As we descended the hill onto the lawn of the retreat, sounds and smells wafted up to greet us. Cubby’s attention was grabbed by two things: the Ben & Jerry’s ice cream stand and the guy cooking burgers right beside it. “Those burgers might have strolled past us a few minutes ago.” Cubby looked at me and then at the cows, and was momentarily speechless.

I don’t think he had ever really considered the mechanics of converting cows to hamburgers before. He had a general idea that it happened, but there was no evidence of a factory or a machine to bring it about. Yet there it was. Behind us were hundreds of cows, filling the street. In front of us were hundreds of burgers, sizzling on a grill. The process remained a mystery, but the result was unmistakable.

We ate the ice cream instead.

Cubby loved our adventures, but one particular Sunday in June was always special: Father’s Day. That was the day we went to Newport for the big car show.

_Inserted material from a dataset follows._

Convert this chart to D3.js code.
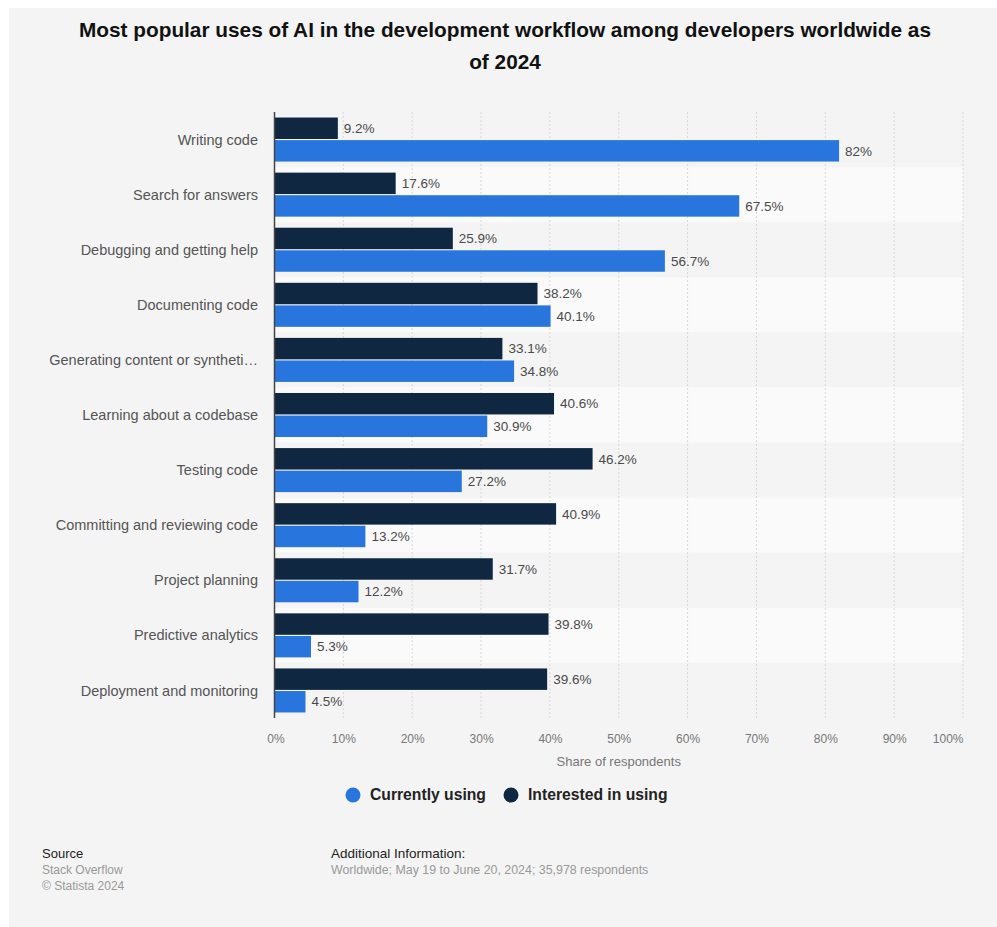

The year of the Heifer Stroll marked another turning point in our lives: My car company received Chairman Mao’s Mercedes-Benz for restoration. We’ve seen some unusual and sweet cars during my quarter century in business, but that was one of the finest. I had bought the car for a client, and we were just finishing an extensive mechanical overhaul that had lasted six months, through the winter and spring. I was proud of the work we’d done, and I liked the idea that we’d restored a piece of automotive history.

The chairman’s car was just short of thirty years old—one of the last automobiles the Chinese leader ordered before his death in 1976. It was a massive 600 limousine complete with Chinese diplomatic plates and flagstaffs adorned with Chinese embassy flags on both front fenders. The car was four tons of polished black metal, with an interior of hand-stitched red leather, Macassar ebony, and French walnut veneers. With its blacked-out windows and official banners snapping in the breeze, it made a powerful impression.

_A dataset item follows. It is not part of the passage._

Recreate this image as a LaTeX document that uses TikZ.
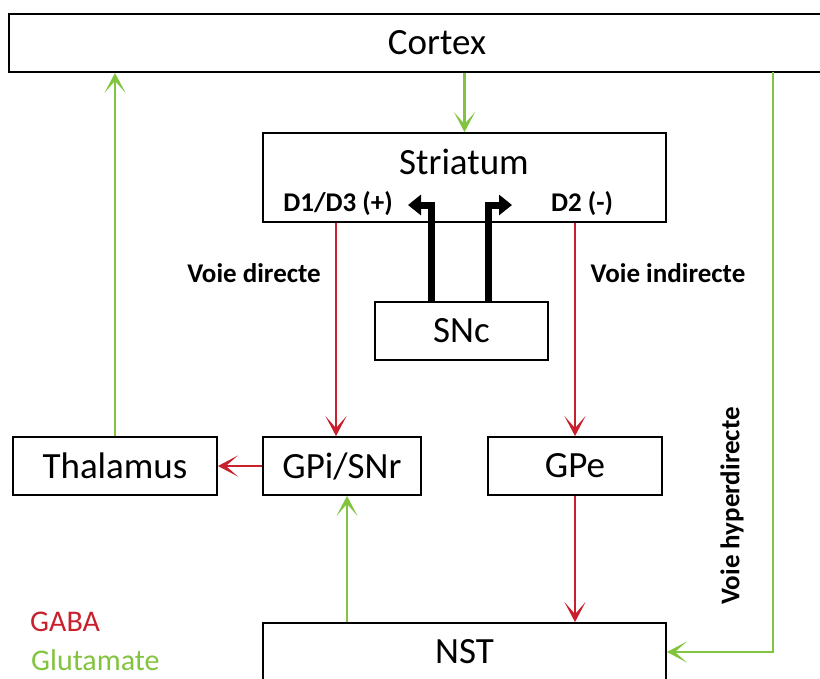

Even in a crosswalk, cars like that have the right-of-way. That is the wonder of diplomatic immunity. They can run you over, and all the local cops can do is protest to the State Department. Most times, that goes nowhere. What are one or two flat Americans to the ruler of China, with a billion subjects under his thumb?

Of course, we were not diplomats, and the car was no longer an official diplomatic vehicle. We didn’t look the least bit Chinese either. But with darkened side windows and sufficient speed, no one could tell.

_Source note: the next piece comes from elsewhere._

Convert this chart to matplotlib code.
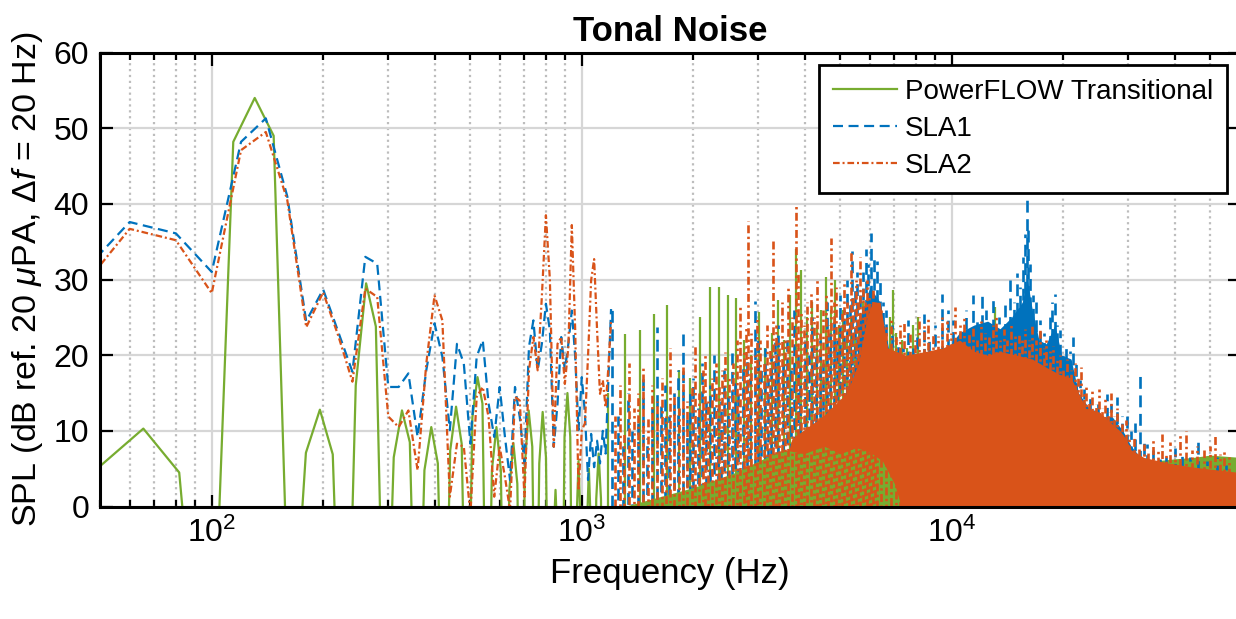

Approaching an intersection, the car was sort of like an oncoming train. When you see the locomotive coming, you do not step out onto the tracks, hold up your hand, and ask the engineer for his qualifications. Right-of-way matters little when you face immediate annihilation. They’ll be wrong, but you’ll be dead. So you jump out of the way, quickly. And salute as they roll by, just in case.

That was exactly what the Springfield Police did the first time I took the massive beast for a road test. Inspired by that show of respect, I decided to take the car for a longer run. The Newport Car Show was coming up, and Cubby and I needed a ride.

It’s about a hundred miles from our house to Portsmouth Abbey, where the show is held. We set out at eight in the morning, with a cooler full of drinks and a bag of toys and games. I invited Cubby to ride up front, but the cavernous rear compartment proved irresistible, as I had thought it would. The first part of the journey passed uneventfully, as we rolled down the Mass Pike and Interstate 95. We went through the drive-through at the Sturbridge McDonald’s, but the cashier was so jaded she did not even notice Cubby. The fun really started when we pulled off the interstate onto Route 24 for the final ten miles into Newport.